The dry and choking places

Picking up in my previous post, here’s a crucial passage in the depiction of Mark’s redemption. Its such a creative literary presentation of the conviction of sin:

There were no moral considerations at this moment in Mark’s mind. He looked back on his life, not with shame but with a kind of disgust at its dreariness. He saw himself as a little boy in short trousers, hidden in the shrubbery beside the paling to overhear Myrtle’s conversation with Pamela, and trying to ignore the fact that it was not at all interesting when overheard. He saw himself making believe that he enjoyed those Sunday afternoons with the athletic heroes of Grip, while all the time (as he now saw) he was almost homesick for one of the old walks with Pearson—Pearson whom he had taken such pains to leave behind. He saw himself in his teens laboriously reading rubbishy grown-up novels and drinking beer when he really enjoyed John Buchan and stone ginger.
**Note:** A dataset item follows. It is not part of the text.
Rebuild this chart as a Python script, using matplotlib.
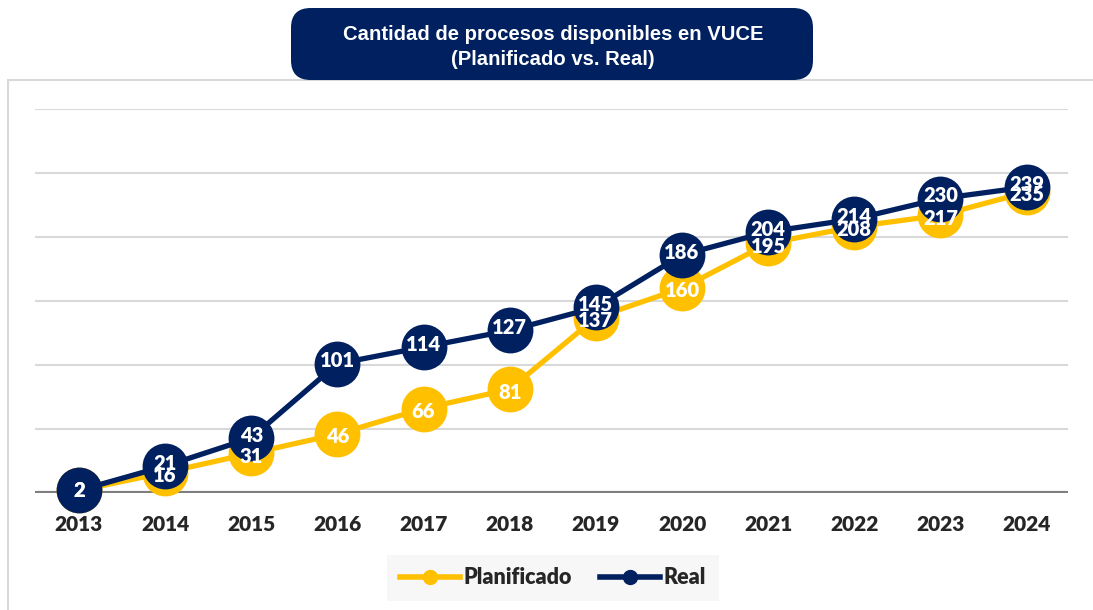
import matplotlib
matplotlib.use('Agg')
import matplotlib.pyplot as plt
from matplotlib.patches import FancyBboxPatch, Rectangle
from matplotlib.lines import Line2D

# ─── Data ────────────────────────────────────────────────────────────────
years = [2013, 2014, 2015, 2016, 2017, 2018, 2019, 2020, 2021, 2022, 2023, 2024]
planificado = [2, 16, 31, 46, 66, 81, 137, 160, 195, 208, 217, 235]
real = [2, 21, 43, 101, 114, 127, 145, 186, 204, 214, 230, 239]

# ─── Colors ──────────────────────────────────────────────────────────────
NAVY = '#002060'
GOLD = '#FFC000'
GRID = '#D9D9D9'
AXIS = '#7F7F7F'
TXT = '#262626'

plt.rcParams['font.family'] = ['Lato', 'DejaVu Sans']

fig = plt.figure(figsize=(10.93, 6.10), dpi=100)
fig.patch.set_facecolor('white')

# chart-area frame
fig.patches.append(Rectangle((8 / 1093, -0.05), 1.1, (610 - 80) / 610 + 0.05,
                             transform=fig.transFigure, facecolor='none',
                             edgecolor=GRID, linewidth=1.5, zorder=0))

# title box
tb = FancyBboxPatch((291 / 1093, (610 - 80) / 610), (813 - 291) / 1093, 72 / 610,
                    boxstyle="round,pad=0,rounding_size=0.018",
                    transform=fig.transFigure, facecolor=NAVY, edgecolor='none',
                    zorder=1, mutation_aspect=1.8)
fig.patches.append(tb)
fig.text(553 / 1093, (610 - 47) / 610,
         'Cantidad de procesos disponibles en VUCE\n(Planificado vs. Real)',
         ha='center', va='center', color='white', fontsize=14.6,
         fontweight='bold', family=['Liberation Sans', 'DejaVu Sans'],
         linespacing=1.35)

ax = fig.add_axes([35 / 1093, (610 - 493) / 610, (1068 - 35) / 1093, (493 - 109) / 610])
ax.set_facecolor('none')
ax.set_xlim(2012.49, 2024.48)
ax.set_ylim(0, 300)
ax.set_yticks(range(0, 301, 50))
ax.set_yticklabels([])
ax.tick_params(axis='y', length=0)
ax.grid(axis='y', color=GRID, linewidth=1.5)
ax.set_axisbelow(True)
for s in ax.spines.values():
    s.set_visible(False)
ax.axhline(0, color=AXIS, linewidth=3, zorder=1)

ax.plot(years, planificado, color=GOLD, linewidth=3.8, marker='o',
        markersize=33, markeredgewidth=0, zorder=3, clip_on=False)
ax.plot(years, real, color=NAVY, linewidth=3.8, marker='o',
        markersize=33, markeredgewidth=0, zorder=4, clip_on=False)

# data labels, nudged slightly apart where the two series differ
for x, p, r in zip(years, planificado, real):
    d = 2 if p != r else 0
    ax.annotate(str(p), (x, p), xytext=(0, -d), textcoords='offset points',
                ha='center', va='center', color='white',
                fontsize=14.5, fontweight='heavy', zorder=6)
    ax.annotate(str(r), (x, r), xytext=(0, d), textcoords='offset points',
                ha='center', va='center', color='white',
                fontsize=14.5, fontweight='heavy', zorder=6)

ax.set_xticks(years)
ax.set_xticklabels([str(y) for y in years], fontsize=15, fontweight='heavy', color=TXT)
ax.tick_params(axis='x', length=0, pad=16)

handles = [
    Line2D([0], [0], color=GOLD, linewidth=4, marker='o', markersize=10),
    Line2D([0], [0], color=NAVY, linewidth=4, marker='o', markersize=10),
]
leg = fig.legend(handles, ['Planificado', 'Real'], loc='center',
                 bbox_to_anchor=(553 / 1093, 32 / 610), ncol=2, frameon=True,
                 fancybox=False, facecolor='#F7F7F7', edgecolor='none',
                 framealpha=1, handlelength=2.8, handletextpad=0.15,
                 columnspacing=1.3, borderpad=0.6, borderaxespad=0,
                 prop={'size': 15.5, 'weight': 'heavy'})
for t in leg.get_texts():
    t.set_color(TXT)

fig.savefig('out.png', dpi=100)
The hours that he had spent learning the slang of each new circle, the assumption of interest in things he found dull and of knowledge he did not possess, the sacrifice of nearly every person and thing he actually enjoyed, the miserable attempt to pretend that one could enjoy Grip, or the Progressive Element, or the N.I.C.E.—all this came over him with a kind of heartbreak. When had he ever done what he wanted? Mixed with the people whom he liked? Or even eaten and drunk what took his fancy? The concentrated insipidity of it all filled him with self-pity. In his normal condition, explanations that laid on impersonal forces outside himself the responsibility for all this life of dust and broken bottles would have occurred at once to his mind and been at once accepted. None of these occurred to him now. He was aware that it was he himself who had chosen the dust and broken bottles, the heap of old tin cans, the dry and choking places.